The U.S. Commercial Code once required a check to be presented physically to the bank where it would be drawn on for payment. Banks therefore trucked and flew checks worth billions of dollars around the country every day. This system came to a standstill after the terrorist attacks of September 11, 2001, exposing a vulnerability in the financial system. In 2004, Congress therefore allowed banks to accept electronic images of checks in lieu of the physical paper.
Nowadays, practically every check is cleared electronically, either by image processing or as an Automated Clearing House (ACH) payment. In 2012, one-sixth of checks were also deposited with banks as electronic images.

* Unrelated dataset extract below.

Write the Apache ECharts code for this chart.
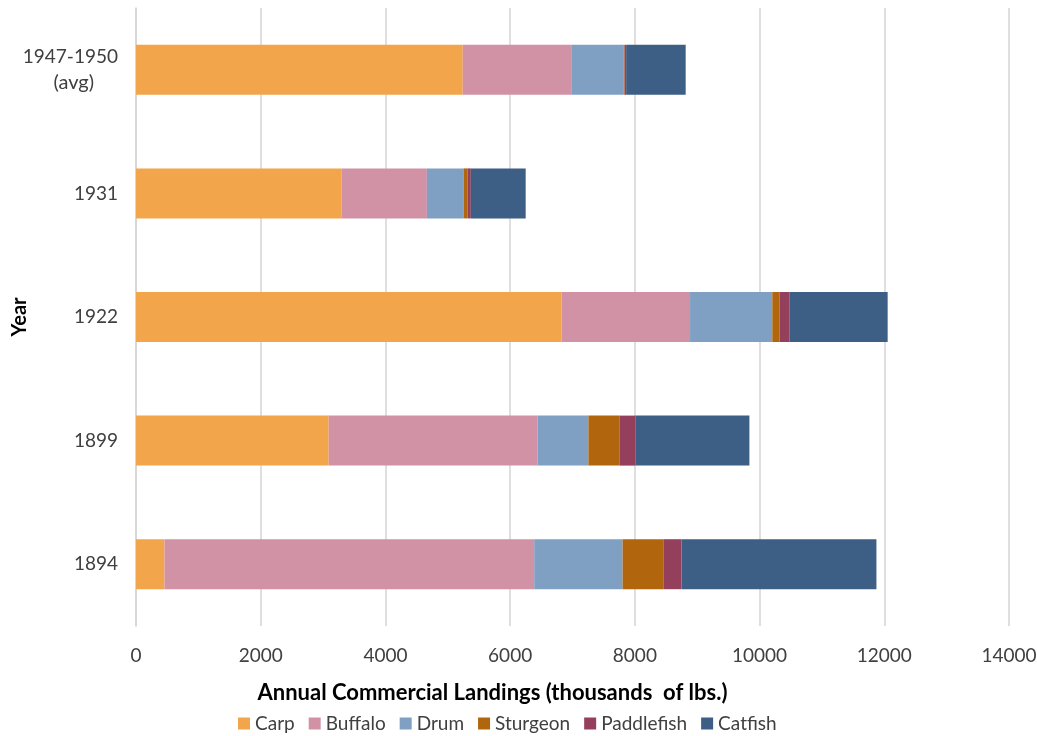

This is all much more efficient, but the logic of it is a little strange. Mark Dragiff at Finextra stated the irony: “the payment data begins life in an electronic format, is converted to paper for transport and then is reconstituted in an electronic format upon receipt.”
4. Business Comfort
Finally, there’s the simple fact that many consumers and businesses simply prefer the systems they’re comfortable with, and don’t want to change. Since there’s often a delay in depositing checks, small businesses also like them because they get breathing space for cash management.
The result of all these trends? Barriers to faster, more secure payments will gradually be broken down, and check use will continue to decline, but they’ll be with us for a while yet. When the Federal Reserve reports again on noncash payments, we’ll know more about the future of one of the world’s longest-serving financial instruments.